Morton’s theorem review

This theorem can be applied in situations when one of the players has fairly strong hands, but his / her potential gain depends on what actions will be taken by his / her opponents.

Statement of the theorem

Mathematical expectation of a participant, playing against two or more opponents, increases in those cases when they take the right decisions. And vice versa, if the opponents take wrong actions, his / her mathematical expectation decreases.

Being at the table with more than two opponents, one should be very careful. If we consider this situation from a different point of view, a few opponents can work together, making technical mistakes on purpose. It can be treated as a mere coincidence, but it may also look like an implicit or explicit collusion.

Morton’s theorem example

Player A holds top pair with a good kicker: the king of clubs – ace of diamonds.

Flop: 9 of hearts, king of spades, 3 of hearts.

After betting on the flop, player A is in the game with two opponents – player B and player C. Player A is sure that player B is on a flush draw and player C holds 2nd pair with a random kicker. The pot is a value expressed in high stakes.

Turn brings a blank card. If the player A bets on the turn, the player B will get good odds, allowing to call. Player C, in his turn, must decide what his next step will be: call or fold.

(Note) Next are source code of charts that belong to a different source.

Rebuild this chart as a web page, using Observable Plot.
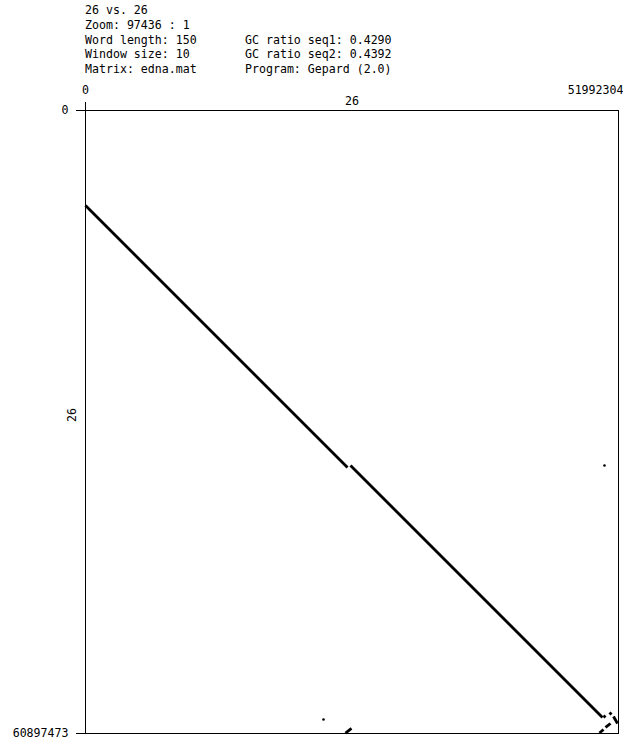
<!DOCTYPE html>
<html>
<head>
<meta charset="utf-8">
<script src="https://cdn.jsdelivr.net/npm/d3@7"></script>
<script src="https://cdn.jsdelivr.net/npm/@observablehq/plot@0.6"></script>
<style>
  html, body { margin: 0; padding: 0; background: #fff; }
  #wrap { position: relative; width: 623px; height: 739px; overflow: hidden; }
  #header { position: relative; height: 80px; font-family: "DejaVu Sans Mono", monospace; font-size: 11.6px; color: #000; }
  #header pre { position: absolute; top: 3px; margin: 0; font: inherit; line-height: 14.8px; }
  svg { display: block; }
</style>
</head>
<body>
<div id="wrap">
  <div id="header">
    <pre id="col1" style="left:85px"></pre>
    <pre id="col2" style="left:245px; top:32.6px"></pre>
  </div>
  <div id="chart"></div>
</div>
<script>
// Header text
const headerLeft = ["26 vs. 26", "Zoom: 97436 : 1", "Word length: 150", "Window size: 10", "Matrix: edna.mat"];
const headerRight = ["GC ratio seq1: 0.4290", "GC ratio seq2: 0.4392", "Program: Gepard (2.0)"];

// Sequence info
const seqXName = "26";
const seqYName = "26";
const seqXLength = 51992304;
const seqYLength = 60897473;
const xTicks = [0, seqXLength];
const yTicks = [0, seqYLength];

// Dotplot match segments (bp coordinates: x = seq1, y = seq2)
const segX1 = [0,        25850000, 50529000, 51114000, 51504000, 50139000, 50724000, 25362000];
const segY1 = [9286000,  34701000, 59138000, 58845000, 59236000, 60850000, 60304000, 60850000];
const segX2 = [25557000, 50431000, 50724000, 51309000, 51894000, 50529000, 51212000, 25947000];
const segY2 = [34896000, 59334000, 59334000, 59040000, 59920000, 60501000, 59920000, 60404000];

// Isolated match dots
const dotX = [23216000, 50626000];
const dotY = [59529000, 34701000];

document.getElementById("col1").textContent = headerLeft.join("\n");
document.getElementById("col2").textContent = headerRight.join("\n");

const segs = segX1.map((d, i) => ({x1: segX1[i], y1: segY1[i], x2: segX2[i], y2: segY2[i]}));
const dots = dotX.map((d, i) => ({x: dotX[i], y: dotY[i]}));

const chart = Plot.plot({
  width: 623,
  height: 659,
  marginTop: 30,
  marginBottom: 6,
  marginLeft: 85,
  marginRight: 5,
  style: {fontFamily: "DejaVu Sans Mono, monospace", fontSize: "11.6px", background: "#fff", color: "#000"},
  x: {domain: [0, seqXLength], axis: null},
  y: {domain: [0, seqYLength], reverse: true, axis: null},
  marks: [
    Plot.frame({stroke: "#000", strokeWidth: 1}),
    Plot.link(segs, {x1: "x1", y1: "y1", x2: "x2", y2: "y2", stroke: "#000", strokeWidth: 2.8}),
    Plot.dot(dots, {x: "x", y: "y", r: 1.3, fill: "#000", stroke: null}),
    Plot.axisX([xTicks[0]], {anchor: "top", tickSize: 9, tickPadding: 8, tickFormat: d => String(d), label: null}),
    Plot.axisX([xTicks[1]], {anchor: "top", tickSize: 9, tickPadding: 8, tickFormat: d => String(d), textAnchor: "end", dx: 5, label: null}),
    Plot.axisY(yTicks, {anchor: "left", tickSize: 9, tickPadding: 8, tickFormat: d => String(d), label: null}),
    Plot.text([seqXName], {frameAnchor: "top", dy: -14, text: d => d}),
    Plot.text([seqYName], {frameAnchor: "left", dx: -13, rotate: -90, text: d => d})
  ]
});
document.getElementById("chart").appendChild(chart);
</script>
</body>
</html>
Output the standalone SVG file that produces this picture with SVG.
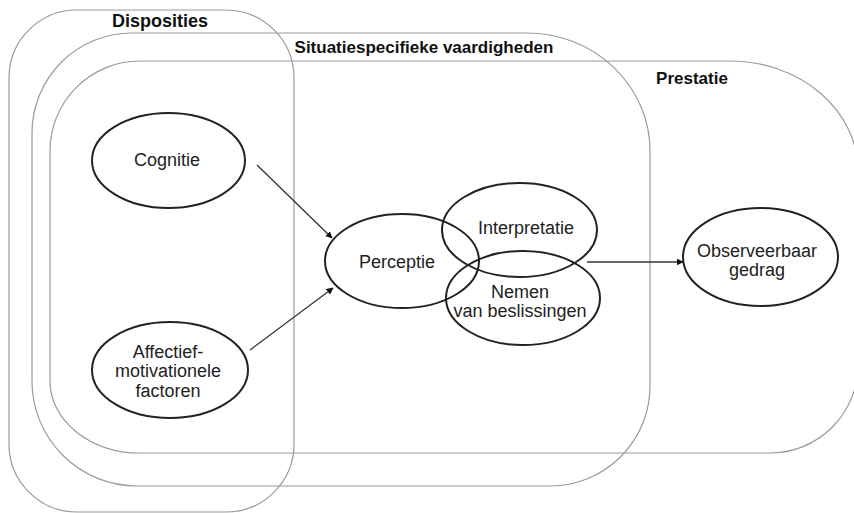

To determine the likelihood of the player C taking a particular action, it is necessary to assess each of his decisions. If the player C chooses to fold, he will neither win anything, nor lose. If player C calls, he will either lose a considerable bet, or will take the pot. At this, it is reasonable to continue the game if the pot is above 7.5., if below – it is better to fold.

Player A’s expectations are determined depending on the value of the pot on a case-by-case. Player A can receive income from the player C’s call, provided that the value of the pot is at least 5.35. If this index is higher, player C can get more gains from folding, than player A from calling.

Conclusion:

1. Player C should play fold.

2. Player A earns more if player C folds, than if he makes a wrong move, having called.

This theorem does not claim that all the mistakes of the opponents will contribute to the reduction of the player’s expectations. It only describes some of the situations in which opponents’ mistakes can cause the player to lose any given prize amount.